There are a dozen details that feel essential when I watch that performance; the face paint and glitter and how and where it’s applied, Max Oleartchik’s braided ponytails (which I hate, for the record), the effortless cool of the way Buck Meek takes up space around the mic, hell, simply the way he moves, Adrianne Lenker’s missing tooth, the heat radiating off of James Krivchenia… The whole performance is the reason you even watch late-night TV performances in the first place, and yet so rarely do we get this kind of hair-raising, go-for-broke performance on TV—not since Future Islands scuffed up Letterman’s floor have I seen a performance that felt instantly iconic. Ready to dramatically implode at any minute, combustible from an overwhelming sense of fury, compassion, and cosmic knowing.
But when I queue up Big Thief’s performance of “Not” on THE LATE SHOW WITH STEPHEN COLBERT, which I’m likely to do when I’m sad, or angry, or looking to gleam a bit of that aforementioned cosmic knowing, I focus on their spacing. Big Thief are positioned in a square, their bodies, even Lenker who is cheating towards the camera and unseen audience, are directed as close to the center as possible, playing for each other, not us. When I saw Big Thief back in April, it was a similar story, the crowd an afterthought to four musicians who are so insanely connected with each others’ essences that it’s palpable, both in the back of the venue and through our television sets.
That performance on Colbert is a gift, if for no other reason than it second-by-second feels like affirmation that Big Thief’s 2019 was real, some kind of tangible proof through the form of a YouTube URL that what they did this year was possible. Certainly when I listen to both U.F.O.F and TWO HANDS I have a hard time wrapping my brain around just how they exist in 2019, because Big Thief aren’t your conventional band, and perhaps it was further proof that 2019 wasn’t your conventional music year. It was a year that saw them endlessly touring, releasing two albums to near universal acclaim, the kind of acclaim thought previously unachievable for an act like Big Thief, and we saw the backlash where Music Twitter endlessly trended debates over just what it all meant.
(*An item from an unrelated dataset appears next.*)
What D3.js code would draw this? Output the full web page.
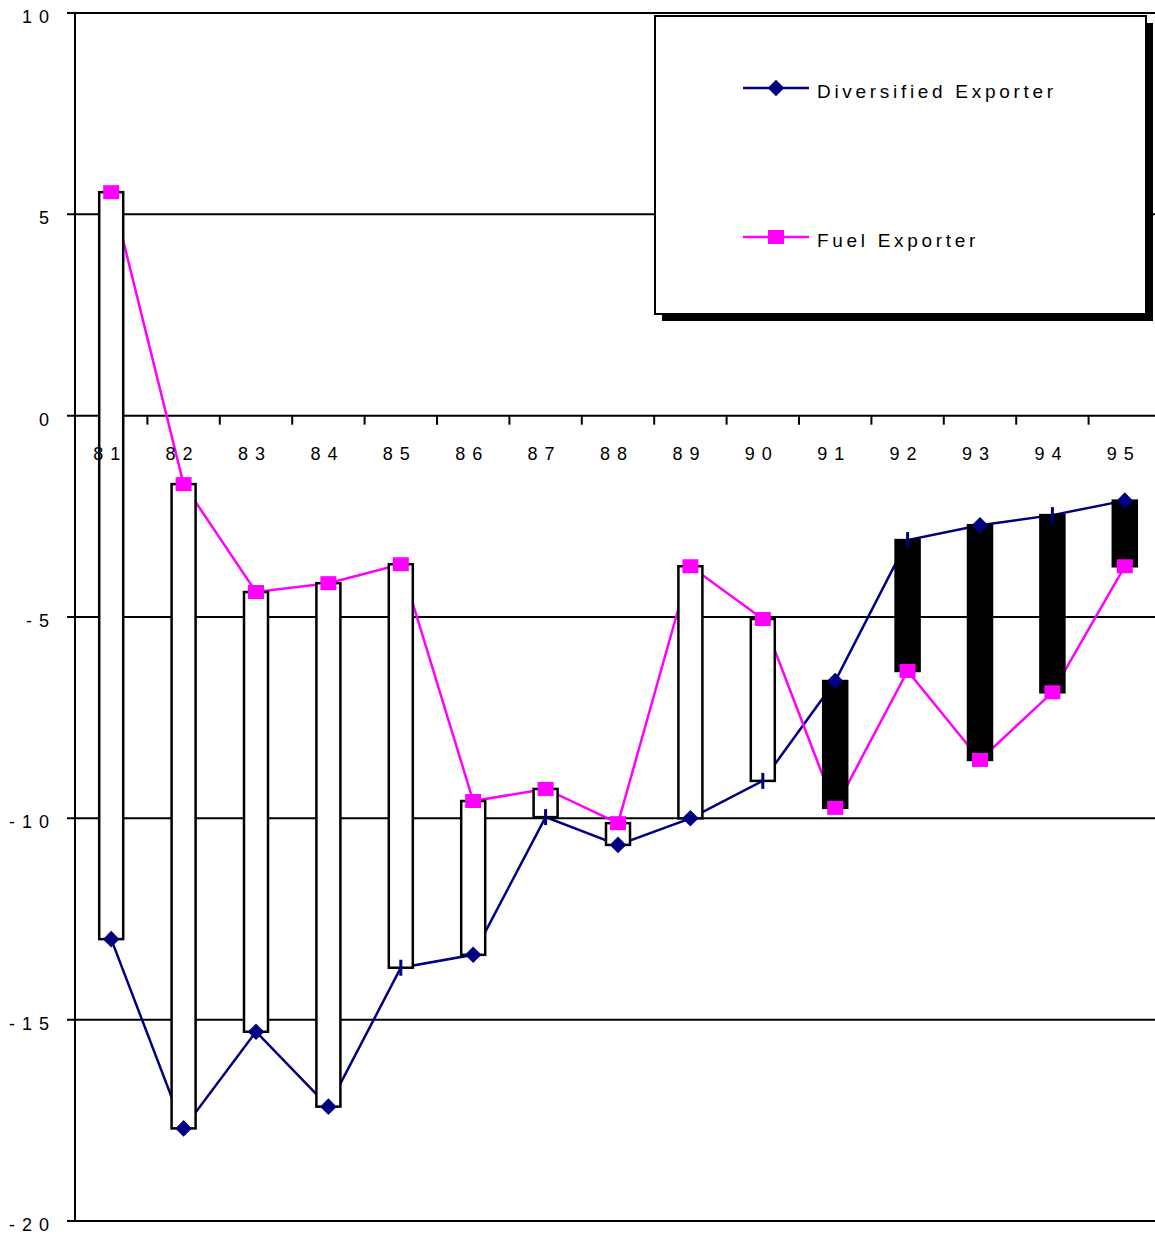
<!DOCTYPE html>
<html>
<head>
<meta charset="utf-8">
<script src="https://cdn.jsdelivr.net/npm/d3@7"></script>
<style>
  body { margin: 0; background: #fff; }
  svg { display: block; font-family: "Liberation Sans", Arial, sans-serif; }
</style>
</head>
<body>
<svg width="1155" height="1234"></svg>
<script>
// data
var years = ["81","82","83","84","85","86","87","88","89","90","91","92","93","94","95"];
var diversified = [-13.0, -17.7, -15.3, -17.16, -13.71, -13.39, -9.97, -10.66, -10.0, -9.07, -6.59, -3.09, -2.72, -2.47, -2.11];
var fuel = [5.55, -1.7, -4.38, -4.16, -3.69, -9.57, -9.27, -10.12, -3.74, -5.05, -9.74, -6.34, -8.55, -6.87, -3.74];
var yTicks = [10, 5, 0, -5, -10, -15, -20];
// points where the diamond is hidden and only a small tick shows
var hiddenDiv = ["85", "87", "90", "92", "94"];

var svg = d3.select("svg");
var navy = "#000080", pink = "#ff00ff";

// last band runs a bit past the right edge of the window
var x = d3.scaleBand().domain(years).range([75, 1161]).padding(0);
var y = d3.scaleLinear().domain([-20, 10]).range([1221, 13]);

function fmt(v) {
  return v < 0 ? "-" + Math.abs(v) : String(v);
}

// gridlines + left ticks
svg.append("g").selectAll("line")
  .data(yTicks)
  .enter().append("line")
    .attr("x1", 67).attr("x2", 1155)
    .attr("y1", function(d) { return y(d); })
    .attr("y2", function(d) { return y(d); })
    .attr("stroke", "#000").attr("stroke-width", 2);

// y axis
svg.append("line")
  .attr("x1", 75).attr("x2", 75)
  .attr("y1", y(10)).attr("y2", y(-20))
  .attr("stroke", "#000").attr("stroke-width", 2);

// y labels
var lsY = 7;
svg.append("g").selectAll("text")
  .data(yTicks)
  .enter().append("text")
    .attr("x", 49 + lsY)
    .attr("y", function(d) { return y(d) + 10; })
    .attr("text-anchor", "end")
    .attr("font-size", 18)
    .attr("letter-spacing", lsY)
    .text(fmt);

// x ticks at band edges
svg.append("g").selectAll("line")
  .data(years.slice(1))
  .enter().append("line")
    .attr("x1", function(d) { return x(d); })
    .attr("x2", function(d) { return x(d); })
    .attr("y1", y(0)).attr("y2", y(0) + 9)
    .attr("stroke", "#000").attr("stroke-width", 2);

// series lines (under the bars)
var line = d3.line()
  .x(function(d, i) { return x(years[i]) + x.bandwidth() / 2; })
  .y(function(d) { return y(d); });

svg.append("path").datum(diversified)
  .attr("d", line).attr("fill", "none")
  .attr("stroke", navy).attr("stroke-width", 2.5);
svg.append("path").datum(fuel)
  .attr("d", line).attr("fill", "none")
  .attr("stroke", pink).attr("stroke-width", 2.5);

// up/down bars
var bw = 24;
svg.append("g").selectAll("rect")
  .data(years)
  .enter().append("rect")
    .attr("x", function(d) { return x(d) + x.bandwidth() / 2 - bw / 2; })
    .attr("width", bw)
    .attr("y", function(d, i) { return y(Math.max(diversified[i], fuel[i])); })
    .attr("height", function(d, i) { return Math.abs(y(diversified[i]) - y(fuel[i])); })
    .attr("fill", function(d, i) { return fuel[i] > diversified[i] ? "#fff" : "#000"; })
    .attr("stroke", "#000").attr("stroke-width", 2.5);

// x labels
var lsX = 7;
svg.append("g").selectAll("text")
  .data(years)
  .enter().append("text")
    .attr("x", function(d) { return x(d) + x.bandwidth() / 2 + lsX / 2 - 4.5; })
    .attr("y", 460)
    .attr("text-anchor", "middle")
    .attr("font-size", 18)
    .attr("letter-spacing", lsX)
    .text(function(d) { return d; });

// markers
var diamond = d3.symbol().type(d3.symbolDiamond2).size(175);
svg.append("g").selectAll("path")
  .data(years)
  .enter().append("path")
    .attr("transform", function(d, i) {
      return "translate(" + (x(d) + x.bandwidth() / 2) + "," + y(diversified[i]) + ")";
    })
    .attr("d", function(d) { return hiddenDiv.indexOf(d) >= 0 ? "M0,-8V8" : diamond(); })
    .attr("fill", navy)
    .attr("stroke", navy)
    .attr("stroke-width", function(d) { return hiddenDiv.indexOf(d) >= 0 ? 3 : 0; });

var mw = 16, mh = 14;
svg.append("g").selectAll("rect")
  .data(years)
  .enter().append("rect")
    .attr("x", function(d) { return x(d) + x.bandwidth() / 2 - mw / 2; })
    .attr("y", function(d, i) { return y(fuel[i]) - mh / 2; })
    .attr("width", mw).attr("height", mh)
    .attr("fill", pink);

// legend
var lg = svg.append("g");
lg.append("rect").attr("x", 662).attr("y", 23).attr("width", 491).attr("height", 298).attr("fill", "#000");
lg.append("rect").attr("x", 655).attr("y", 16).attr("width", 491).attr("height", 298)
  .attr("fill", "#fff").attr("stroke", "#000").attr("stroke-width", 2);

var entries = [
  { name: "Diversified Exporter", color: navy, shape: "diamond", y: 88 },
  { name: "Fuel Exporter", color: pink, shape: "square", y: 237 }
];
entries.forEach(function(e) {
  lg.append("line").attr("x1", 743).attr("x2", 809).attr("y1", e.y).attr("y2", e.y)
    .attr("stroke", e.color).attr("stroke-width", 2.5);
  if (e.shape === "diamond") {
    lg.append("path").attr("d", diamond()).attr("transform", "translate(776," + e.y + ")").attr("fill", e.color);
  } else {
    lg.append("rect").attr("x", 776 - mw / 2).attr("y", e.y - mh / 2).attr("width", mw).attr("height", mh).attr("fill", e.color);
  }
  lg.append("text").attr("x", 817).attr("y", e.y + 10)
    .attr("font-size", 19).attr("letter-spacing", 3.7)
    .text(e.name);
});
</script>
</body>
</html>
But Big Thief’s domination felt so quaint. Quiet even. I suppose that’s the plight of indie music after a decade where culture writing blurred endless conversations about poptimism and coverage of mainstream artists writ underdog to such an immeasurable degree that when a band that looks and sounds like Big Thief has a year like 2019, even in spite of their obvious bona fides, the context feels almost unprecedented and thus easily debatable. In her review of TWO HANDS, Becca Lengel drew the obvious (and correct) comparison to Radiohead when they released KID A and AMNESIAC back-to-back, and I think that naysayers were cynically hesitant to embrace Big Thief as the kind of band that could similarly put out two beautiful, dense, masterful records in such a short time because we’ve been trained, through social media, through the combination of hesitation, anxiety, and weariness that comes along with formulating opinions or decisions now, and through the way we think about music in 2019, that it probably isn’t possible. But it is possible. Big Thief really did have that kind of year, and I urge you to put on U.F.O.F as the sun comes up and TWO HANDS as it goes down and not try and open yourself up to the possibility that this band moved up a level when no one was ready for it.
When I watch Adrianne Lenker, eyes closed, growl “It’s not the hunger revealing,” while her band, constantly feeling the moment, explode with an emphasis of sound that has to be heard to be believed, I can’t help but envy how in the moment they seem. None of this matters to them. This piece I’m writing, whatever takes are being formulated in unnecessary debates on Twitter, comparisons to Radiohead, late night performances, or people earnestly asking just what it all means… It doesn’t matter. They’re wonderfully unaffected by it, blissfully unaware. Quaint or not, 2019 was Big Thief’s year and proof that it’s possible to be an artist of the year and not even know it.